Good test cases just 9 steps away

In my testing experience, there are quite a few new learnings which I have implemented successfully. I plan to write some of that here and hopefully, it proves useful to you too.

First and foremost, a test case need not have lots of details. A test case is not meant to confuse the user, it is meant to help the user to ensure that the system satisfies the requirements of the client. In the testing world, we follow a basic principle; ‘KISS’. No, this is not the one that you are thinking. This one is simpler: ‘Keep it simple & short’. Now, let us get down to the nitty-gritties.

The most perfect of the perfect test cases is the one which has each and every detail captured in about 100 columns. No, I am just kidding. Writing test cases don’t mean that the test case should have numerous columns to include all the details about a particular scenario. If the description explains the scenario crisply, it is sufficient.
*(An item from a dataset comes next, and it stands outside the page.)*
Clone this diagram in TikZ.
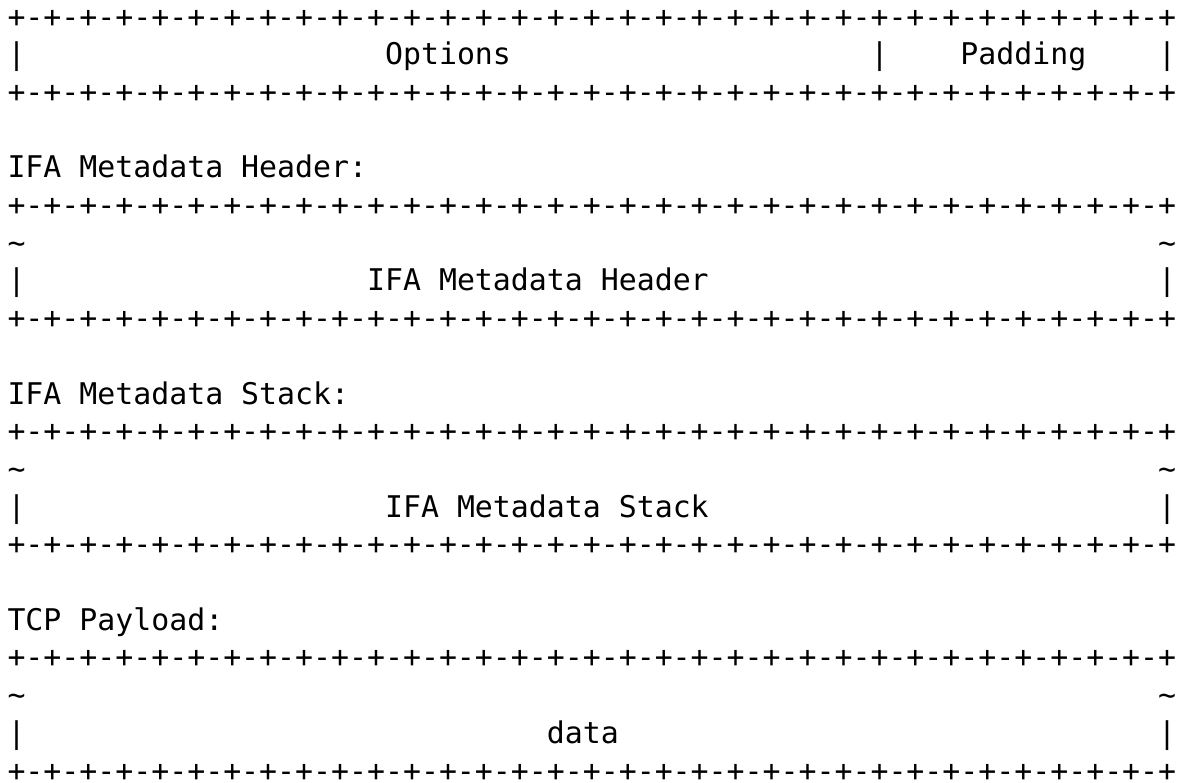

Let us now create a template which if not perfect, is close to perfect. First of all, we do the requirements analysis.

1. Business analysis

‘What’ is the client’s business?
‘Who’ are the target customers?
‘Which’ are the main modules impacting business?

2. Requirement analysis

Out of box thinking will help you to have a wide vision about the business. So, it would be easy for you to create use cases.

1. Analyze and identify the core module, having a lot of inter-related functionality & business value
2. Gather all possible positive flows & negative flows of each module
3. Analyze boundary values of each module
4. Analyze worst case scenarios also

And then we crafters start crafting the sculpture starting with a case ID for each.

3. Consistent naming of test cases (Test case ID)

Prefix TC_Module name_Unique ID

Test case Id should have the prefix as ‘TC’ followed by the module name to be tested & then finally suffixed with a unique Id.
For ex, TC_REG_001
We then move the mouse to the next column ‘module name’.

4. Name your module

Naming is an art. You name your new born child with something which you deem appropriate to them, not something like ‘sulphuric acid’ etc. Similarly, the module name should be appropriate. If the module is about managing customer details, then name the module as ‘Manage customers’. We have named the child. Next, we describe eloquent about the child.

5. Test scenario/Objective

Why is a particular component tested?

The test scenario/objective column should be a one liner which, crisply says “Why is a particular component tested”.
For example, ‘Password’ field in ‘Registration’ form. Here the ‘Component’ is ‘Password’ field & the one liner is ‘To check password field for boundary values’ i.e., what would be the minimum & maximum character limitation to set the password. So, this one liner will help us to get to know the aspects tested in this particular component “Password” field.

6. What are the components?

The ‘field’ column will help us to track, what ‘Kind of component’ it is; whether it is a ‘List box/Text box/Check box’ & so on. This may look unnecessary but it is critical. Let me share my experience on an issue that I faced & the resolution for it. When I was working in a project, one of my clients was changing the component ‘Country’ often in the form.

Day 1
Client: Hey, have ‘country’ field as a text box.
Me: Ok Sir.
Day 2
Client: Hey no, have the ‘country’ field as a list box.
Me: Ok Sir.
Day 10
Client: Hey, I insisted to have ‘Country’ field as ‘Text box’ but you guys have added a ‘List box’
Me: Whattttt???? Please give some time. I will review and get back.
Thank god! We had the field tab in our test case.
Day 11
Me: Boss, Please refer TC_REG_001. We have mentioned it clearly as a list box in the approved test case
Client: Well, You are right.

7. Precondition & Assumptions

Preconditions & assumptions column will explain ‘Yes’ or ‘No’ flow of the test cases. For ex, let’s assume a ‘Wedding planner’ website & 2 types of members are involved in the site. One is ‘VIP member’ & another one is ‘Member’. ‘VIP member’ will have access to 16 tabs in dashboard & ‘Member’ will have access to 12 tabs in dashboard.

Now the ‘Precondition’ here is, whether he/she is a ‘VIP member or ‘Member’ which paves the way for ‘Yes/No’ situation’. And the assumption is, Yes he/she is a ‘VIP member’. So, he/she will have access to 16 tabs in dashboard. Hope you guys understand the difference between ‘precondition’ & ‘assumption’.

8. Test data

This is the most important column, to help us get to know ‘what’ the test data used to test a component is. Most of the times, we testers bang our head when a scenario fails. It takes time to analyze, ‘What’ kind of data made the scenario to fail? So, it is better to have separate column as ‘Test data’. For ex, let’s assume ‘Mobile’ field as component & check what happens if the test data is ‘Alpha numeric’.

9. Expected behavior

The expected behavior column should clearly define ‘What would happen next on performing particular action’. Hurray!!! We have successfully done a legible test case. Three cheers to us. Now let us go test and take more life out of the developers.